» **DATA EXCERPTS**
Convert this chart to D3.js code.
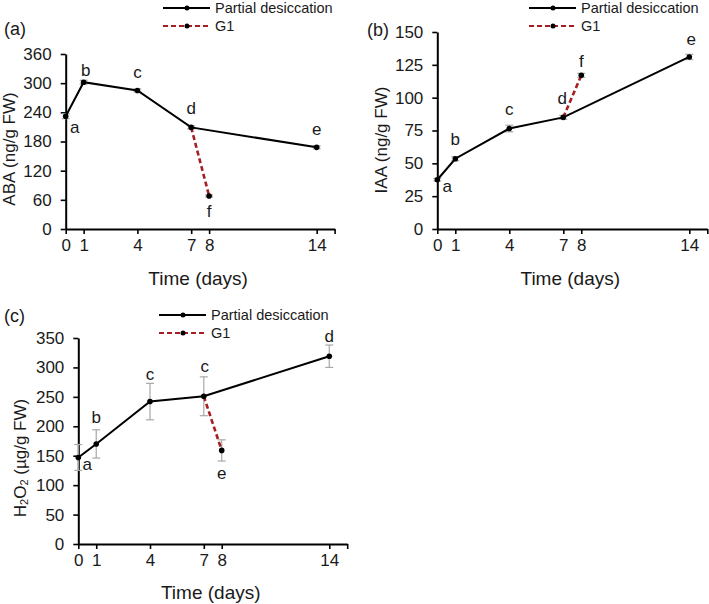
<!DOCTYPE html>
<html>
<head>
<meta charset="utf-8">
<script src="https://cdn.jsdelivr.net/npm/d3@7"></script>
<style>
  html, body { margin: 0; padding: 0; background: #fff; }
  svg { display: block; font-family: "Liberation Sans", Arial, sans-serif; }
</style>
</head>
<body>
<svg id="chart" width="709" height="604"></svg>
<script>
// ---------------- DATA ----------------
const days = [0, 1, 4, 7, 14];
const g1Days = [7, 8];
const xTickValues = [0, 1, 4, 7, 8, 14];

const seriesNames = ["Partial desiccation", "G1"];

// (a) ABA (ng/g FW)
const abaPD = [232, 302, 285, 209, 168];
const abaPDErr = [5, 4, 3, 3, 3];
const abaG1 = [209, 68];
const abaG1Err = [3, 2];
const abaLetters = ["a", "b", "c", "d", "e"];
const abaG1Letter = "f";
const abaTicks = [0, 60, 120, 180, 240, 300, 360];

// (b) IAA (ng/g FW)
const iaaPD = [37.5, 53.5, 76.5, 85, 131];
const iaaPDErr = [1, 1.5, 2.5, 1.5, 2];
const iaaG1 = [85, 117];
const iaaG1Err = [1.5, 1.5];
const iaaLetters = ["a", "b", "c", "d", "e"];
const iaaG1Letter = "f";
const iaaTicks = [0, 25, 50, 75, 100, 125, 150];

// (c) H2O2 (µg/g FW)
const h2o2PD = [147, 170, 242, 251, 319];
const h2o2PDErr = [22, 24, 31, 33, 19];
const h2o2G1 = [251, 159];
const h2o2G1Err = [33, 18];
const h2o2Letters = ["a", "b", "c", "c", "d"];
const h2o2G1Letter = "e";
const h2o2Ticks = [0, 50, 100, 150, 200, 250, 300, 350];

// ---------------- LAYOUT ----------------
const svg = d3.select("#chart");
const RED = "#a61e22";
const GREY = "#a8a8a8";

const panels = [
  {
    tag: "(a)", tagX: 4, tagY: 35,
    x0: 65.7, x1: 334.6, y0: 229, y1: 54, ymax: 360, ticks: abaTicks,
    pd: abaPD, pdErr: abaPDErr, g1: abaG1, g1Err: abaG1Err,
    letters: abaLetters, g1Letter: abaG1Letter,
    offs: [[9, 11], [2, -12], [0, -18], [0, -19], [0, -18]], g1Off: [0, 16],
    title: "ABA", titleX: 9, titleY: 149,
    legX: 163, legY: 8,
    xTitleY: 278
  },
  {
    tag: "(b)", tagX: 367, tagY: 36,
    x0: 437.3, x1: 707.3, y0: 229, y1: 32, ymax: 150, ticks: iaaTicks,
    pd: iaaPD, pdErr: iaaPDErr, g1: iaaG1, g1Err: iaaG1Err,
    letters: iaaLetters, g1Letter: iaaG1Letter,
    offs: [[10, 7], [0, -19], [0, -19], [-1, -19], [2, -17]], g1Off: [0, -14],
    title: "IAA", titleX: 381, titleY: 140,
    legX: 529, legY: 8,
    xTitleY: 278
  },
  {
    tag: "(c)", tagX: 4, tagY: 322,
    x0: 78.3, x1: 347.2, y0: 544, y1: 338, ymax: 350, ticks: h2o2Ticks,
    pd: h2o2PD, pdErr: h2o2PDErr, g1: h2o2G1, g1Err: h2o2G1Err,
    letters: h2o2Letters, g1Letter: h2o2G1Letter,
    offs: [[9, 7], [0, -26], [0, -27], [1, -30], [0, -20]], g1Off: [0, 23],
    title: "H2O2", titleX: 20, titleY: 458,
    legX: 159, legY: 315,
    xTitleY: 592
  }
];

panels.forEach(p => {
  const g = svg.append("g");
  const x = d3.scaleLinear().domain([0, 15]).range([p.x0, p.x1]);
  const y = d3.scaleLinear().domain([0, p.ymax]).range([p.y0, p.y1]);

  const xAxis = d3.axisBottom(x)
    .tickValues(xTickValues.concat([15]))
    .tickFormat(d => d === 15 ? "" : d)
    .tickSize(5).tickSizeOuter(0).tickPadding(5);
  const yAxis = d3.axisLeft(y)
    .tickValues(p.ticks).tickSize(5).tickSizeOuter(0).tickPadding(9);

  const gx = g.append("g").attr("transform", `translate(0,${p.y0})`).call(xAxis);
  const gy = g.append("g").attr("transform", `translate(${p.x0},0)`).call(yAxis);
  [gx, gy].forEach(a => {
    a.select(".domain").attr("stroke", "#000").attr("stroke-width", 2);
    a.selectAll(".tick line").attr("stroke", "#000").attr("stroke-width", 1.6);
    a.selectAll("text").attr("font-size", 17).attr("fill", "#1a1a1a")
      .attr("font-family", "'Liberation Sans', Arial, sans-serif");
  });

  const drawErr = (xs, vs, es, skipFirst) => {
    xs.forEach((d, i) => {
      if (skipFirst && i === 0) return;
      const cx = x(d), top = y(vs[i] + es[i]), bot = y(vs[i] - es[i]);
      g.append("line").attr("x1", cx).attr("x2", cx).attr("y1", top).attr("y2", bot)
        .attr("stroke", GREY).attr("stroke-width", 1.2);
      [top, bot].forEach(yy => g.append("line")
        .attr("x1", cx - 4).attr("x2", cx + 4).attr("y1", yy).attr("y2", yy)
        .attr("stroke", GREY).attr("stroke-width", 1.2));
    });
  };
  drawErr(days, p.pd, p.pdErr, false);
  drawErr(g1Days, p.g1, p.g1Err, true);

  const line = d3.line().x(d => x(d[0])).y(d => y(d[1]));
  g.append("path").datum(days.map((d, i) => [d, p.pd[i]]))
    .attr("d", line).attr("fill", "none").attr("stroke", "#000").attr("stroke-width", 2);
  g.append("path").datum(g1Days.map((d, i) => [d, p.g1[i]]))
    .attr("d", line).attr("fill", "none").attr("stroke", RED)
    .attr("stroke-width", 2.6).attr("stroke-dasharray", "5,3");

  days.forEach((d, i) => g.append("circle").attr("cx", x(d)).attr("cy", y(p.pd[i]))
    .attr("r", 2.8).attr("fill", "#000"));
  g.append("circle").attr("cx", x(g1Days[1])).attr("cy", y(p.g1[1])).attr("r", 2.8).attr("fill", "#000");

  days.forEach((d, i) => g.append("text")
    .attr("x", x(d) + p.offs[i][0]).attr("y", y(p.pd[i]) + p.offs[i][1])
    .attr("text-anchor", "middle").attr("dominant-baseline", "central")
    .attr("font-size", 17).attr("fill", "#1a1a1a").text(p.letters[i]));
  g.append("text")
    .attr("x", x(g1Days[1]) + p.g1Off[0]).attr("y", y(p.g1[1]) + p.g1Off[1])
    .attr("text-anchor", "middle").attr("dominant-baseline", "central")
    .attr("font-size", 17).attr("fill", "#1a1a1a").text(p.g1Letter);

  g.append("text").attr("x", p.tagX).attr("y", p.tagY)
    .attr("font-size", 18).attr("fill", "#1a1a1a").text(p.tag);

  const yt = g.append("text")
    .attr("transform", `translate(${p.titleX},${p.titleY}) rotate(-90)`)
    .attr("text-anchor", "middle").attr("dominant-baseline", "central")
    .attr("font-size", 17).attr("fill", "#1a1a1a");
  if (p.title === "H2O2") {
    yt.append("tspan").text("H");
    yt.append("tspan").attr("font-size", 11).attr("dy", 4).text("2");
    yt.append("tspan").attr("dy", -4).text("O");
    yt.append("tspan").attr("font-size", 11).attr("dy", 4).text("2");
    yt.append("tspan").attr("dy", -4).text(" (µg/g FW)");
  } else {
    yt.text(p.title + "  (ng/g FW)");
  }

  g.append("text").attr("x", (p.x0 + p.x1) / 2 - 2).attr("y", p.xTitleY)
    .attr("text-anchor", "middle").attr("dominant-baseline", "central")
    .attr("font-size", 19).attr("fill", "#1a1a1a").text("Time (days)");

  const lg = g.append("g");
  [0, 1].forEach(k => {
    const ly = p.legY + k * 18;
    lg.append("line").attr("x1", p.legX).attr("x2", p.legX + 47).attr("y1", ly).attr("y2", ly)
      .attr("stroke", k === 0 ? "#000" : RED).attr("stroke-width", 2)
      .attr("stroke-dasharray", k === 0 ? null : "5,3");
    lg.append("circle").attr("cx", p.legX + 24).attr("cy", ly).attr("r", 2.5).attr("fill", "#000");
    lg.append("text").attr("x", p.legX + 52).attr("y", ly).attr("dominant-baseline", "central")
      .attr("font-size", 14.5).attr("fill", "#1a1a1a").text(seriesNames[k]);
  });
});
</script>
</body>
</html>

==

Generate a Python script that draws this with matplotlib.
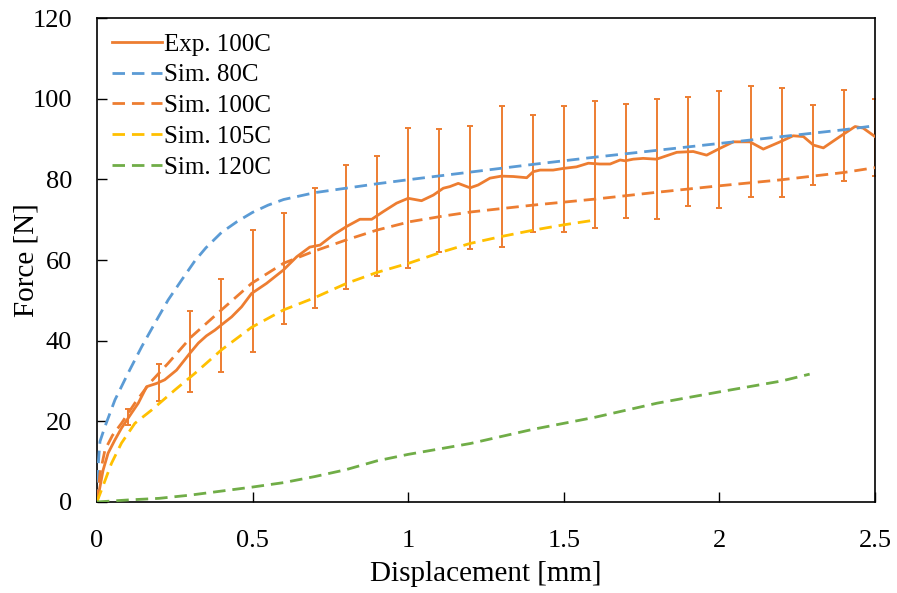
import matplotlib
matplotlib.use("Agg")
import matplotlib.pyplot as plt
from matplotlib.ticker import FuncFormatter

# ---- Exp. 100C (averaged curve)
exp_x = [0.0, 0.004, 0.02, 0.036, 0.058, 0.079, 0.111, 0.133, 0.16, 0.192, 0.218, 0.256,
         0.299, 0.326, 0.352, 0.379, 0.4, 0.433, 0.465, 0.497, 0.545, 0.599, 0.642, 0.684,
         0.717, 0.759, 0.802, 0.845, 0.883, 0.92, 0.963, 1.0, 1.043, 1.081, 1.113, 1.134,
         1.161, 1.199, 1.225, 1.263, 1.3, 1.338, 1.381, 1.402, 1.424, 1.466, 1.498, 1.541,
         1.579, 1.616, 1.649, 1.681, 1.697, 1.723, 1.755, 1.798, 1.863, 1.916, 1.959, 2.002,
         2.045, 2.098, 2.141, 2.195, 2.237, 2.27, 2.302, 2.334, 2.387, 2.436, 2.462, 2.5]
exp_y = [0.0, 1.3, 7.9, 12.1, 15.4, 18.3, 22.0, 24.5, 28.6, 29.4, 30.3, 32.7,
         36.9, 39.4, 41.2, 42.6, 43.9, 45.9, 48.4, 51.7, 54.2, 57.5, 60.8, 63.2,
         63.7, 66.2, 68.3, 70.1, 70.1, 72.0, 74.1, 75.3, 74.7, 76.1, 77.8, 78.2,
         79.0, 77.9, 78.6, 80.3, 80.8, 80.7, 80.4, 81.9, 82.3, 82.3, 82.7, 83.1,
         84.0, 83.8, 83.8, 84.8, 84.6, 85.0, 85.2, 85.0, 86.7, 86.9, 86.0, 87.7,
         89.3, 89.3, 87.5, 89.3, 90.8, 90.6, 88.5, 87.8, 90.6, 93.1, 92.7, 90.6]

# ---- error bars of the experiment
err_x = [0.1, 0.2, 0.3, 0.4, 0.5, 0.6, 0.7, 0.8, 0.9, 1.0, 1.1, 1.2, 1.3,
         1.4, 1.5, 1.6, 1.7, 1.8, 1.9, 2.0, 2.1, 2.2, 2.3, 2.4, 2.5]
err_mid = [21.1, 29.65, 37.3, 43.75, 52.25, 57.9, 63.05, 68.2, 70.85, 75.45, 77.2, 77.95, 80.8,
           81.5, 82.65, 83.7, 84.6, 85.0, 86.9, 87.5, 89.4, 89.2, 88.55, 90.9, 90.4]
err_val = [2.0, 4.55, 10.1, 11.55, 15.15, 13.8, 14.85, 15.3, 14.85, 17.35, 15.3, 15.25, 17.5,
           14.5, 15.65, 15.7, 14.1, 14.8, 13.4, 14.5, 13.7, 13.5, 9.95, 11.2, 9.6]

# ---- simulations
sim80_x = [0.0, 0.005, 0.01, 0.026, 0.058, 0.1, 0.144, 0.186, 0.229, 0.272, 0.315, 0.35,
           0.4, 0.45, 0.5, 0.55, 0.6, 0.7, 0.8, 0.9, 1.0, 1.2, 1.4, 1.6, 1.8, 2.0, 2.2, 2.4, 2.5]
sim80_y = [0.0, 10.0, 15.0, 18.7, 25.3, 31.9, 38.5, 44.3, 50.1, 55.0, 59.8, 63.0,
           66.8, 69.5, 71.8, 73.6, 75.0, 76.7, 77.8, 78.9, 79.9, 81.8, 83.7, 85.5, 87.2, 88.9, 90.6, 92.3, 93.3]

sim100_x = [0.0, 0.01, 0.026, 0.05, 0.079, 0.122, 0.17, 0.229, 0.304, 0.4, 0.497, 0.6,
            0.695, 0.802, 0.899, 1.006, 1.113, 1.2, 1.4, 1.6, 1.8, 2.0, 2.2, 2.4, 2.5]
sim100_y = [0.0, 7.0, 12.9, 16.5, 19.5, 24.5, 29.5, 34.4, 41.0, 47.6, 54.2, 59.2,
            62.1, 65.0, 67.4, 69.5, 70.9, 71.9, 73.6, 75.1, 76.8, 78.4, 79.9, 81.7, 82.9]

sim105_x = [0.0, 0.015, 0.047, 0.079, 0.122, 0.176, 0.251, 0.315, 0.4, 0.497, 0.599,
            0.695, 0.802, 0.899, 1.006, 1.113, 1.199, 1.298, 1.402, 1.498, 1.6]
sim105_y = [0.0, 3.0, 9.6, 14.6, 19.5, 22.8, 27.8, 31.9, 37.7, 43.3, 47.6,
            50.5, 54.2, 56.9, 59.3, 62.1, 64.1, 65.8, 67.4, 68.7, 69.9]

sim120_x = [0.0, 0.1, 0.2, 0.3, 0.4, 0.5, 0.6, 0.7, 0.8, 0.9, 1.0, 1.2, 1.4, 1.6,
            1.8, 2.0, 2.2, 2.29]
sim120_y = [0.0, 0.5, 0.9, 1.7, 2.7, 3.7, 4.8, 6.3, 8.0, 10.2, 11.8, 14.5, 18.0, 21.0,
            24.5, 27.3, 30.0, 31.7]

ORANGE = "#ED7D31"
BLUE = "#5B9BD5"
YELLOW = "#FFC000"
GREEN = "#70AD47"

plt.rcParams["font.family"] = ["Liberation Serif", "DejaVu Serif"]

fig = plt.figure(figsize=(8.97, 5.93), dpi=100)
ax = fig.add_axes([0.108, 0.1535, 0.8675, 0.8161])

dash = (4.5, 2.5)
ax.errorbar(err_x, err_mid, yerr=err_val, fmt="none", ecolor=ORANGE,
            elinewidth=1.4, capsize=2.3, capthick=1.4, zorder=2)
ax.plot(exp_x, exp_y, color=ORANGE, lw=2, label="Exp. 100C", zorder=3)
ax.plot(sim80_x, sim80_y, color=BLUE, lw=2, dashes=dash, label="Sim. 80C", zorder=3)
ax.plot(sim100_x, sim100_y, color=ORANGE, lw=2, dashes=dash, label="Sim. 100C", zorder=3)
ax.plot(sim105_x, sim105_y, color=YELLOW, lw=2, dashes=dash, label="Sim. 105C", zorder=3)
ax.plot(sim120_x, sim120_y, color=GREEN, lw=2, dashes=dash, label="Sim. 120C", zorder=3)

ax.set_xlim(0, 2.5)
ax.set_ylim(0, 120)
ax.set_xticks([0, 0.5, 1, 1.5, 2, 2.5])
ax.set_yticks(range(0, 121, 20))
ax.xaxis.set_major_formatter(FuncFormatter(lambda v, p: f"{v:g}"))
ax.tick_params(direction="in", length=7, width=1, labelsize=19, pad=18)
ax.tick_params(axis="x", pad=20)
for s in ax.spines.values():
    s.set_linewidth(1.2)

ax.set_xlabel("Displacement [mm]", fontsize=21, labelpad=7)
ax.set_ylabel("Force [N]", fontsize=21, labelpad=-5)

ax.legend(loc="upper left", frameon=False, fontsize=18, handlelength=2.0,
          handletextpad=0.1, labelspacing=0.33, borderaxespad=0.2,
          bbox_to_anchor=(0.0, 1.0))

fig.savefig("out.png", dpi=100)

» **WHAT TO DO**
The lines to reproduce run from the one above containing "Convert this chart to D3.js code." through the one containing "const h2o2Ticks = [0, 50, 100, 150, 200, 250, 300, 350];". Copy them exactly and leave out all pictures.

» **ANSWER TO THIS TASK**
Convert this chart to D3.js code.
<!DOCTYPE html>
<html>
<head>
<meta charset="utf-8">
<script src="https://cdn.jsdelivr.net/npm/d3@7"></script>
<style>
  html, body { margin: 0; padding: 0; background: #fff; }
  svg { display: block; font-family: "Liberation Sans", Arial, sans-serif; }
</style>
</head>
<body>
<svg id="chart" width="709" height="604"></svg>
<script>
// ---------------- DATA ----------------
const days = [0, 1, 4, 7, 14];
const g1Days = [7, 8];
const xTickValues = [0, 1, 4, 7, 8, 14];

const seriesNames = ["Partial desiccation", "G1"];

// (a) ABA (ng/g FW)
const abaPD = [232, 302, 285, 209, 168];
const abaPDErr = [5, 4, 3, 3, 3];
const abaG1 = [209, 68];
const abaG1Err = [3, 2];
const abaLetters = ["a", "b", "c", "d", "e"];
const abaG1Letter = "f";
const abaTicks = [0, 60, 120, 180, 240, 300, 360];

// (b) IAA (ng/g FW)
const iaaPD = [37.5, 53.5, 76.5, 85, 131];
const iaaPDErr = [1, 1.5, 2.5, 1.5, 2];
const iaaG1 = [85, 117];
const iaaG1Err = [1.5, 1.5];
const iaaLetters = ["a", "b", "c", "d", "e"];
const iaaG1Letter = "f";
const iaaTicks = [0, 25, 50, 75, 100, 125, 150];

// (c) H2O2 (µg/g FW)
const h2o2PD = [147, 170, 242, 251, 319];
const h2o2PDErr = [22, 24, 31, 33, 19];
const h2o2G1 = [251, 159];
const h2o2G1Err = [33, 18];
const h2o2Letters = ["a", "b", "c", "c", "d"];
const h2o2G1Letter = "e";
const h2o2Ticks = [0, 50, 100, 150, 200, 250, 300, 350];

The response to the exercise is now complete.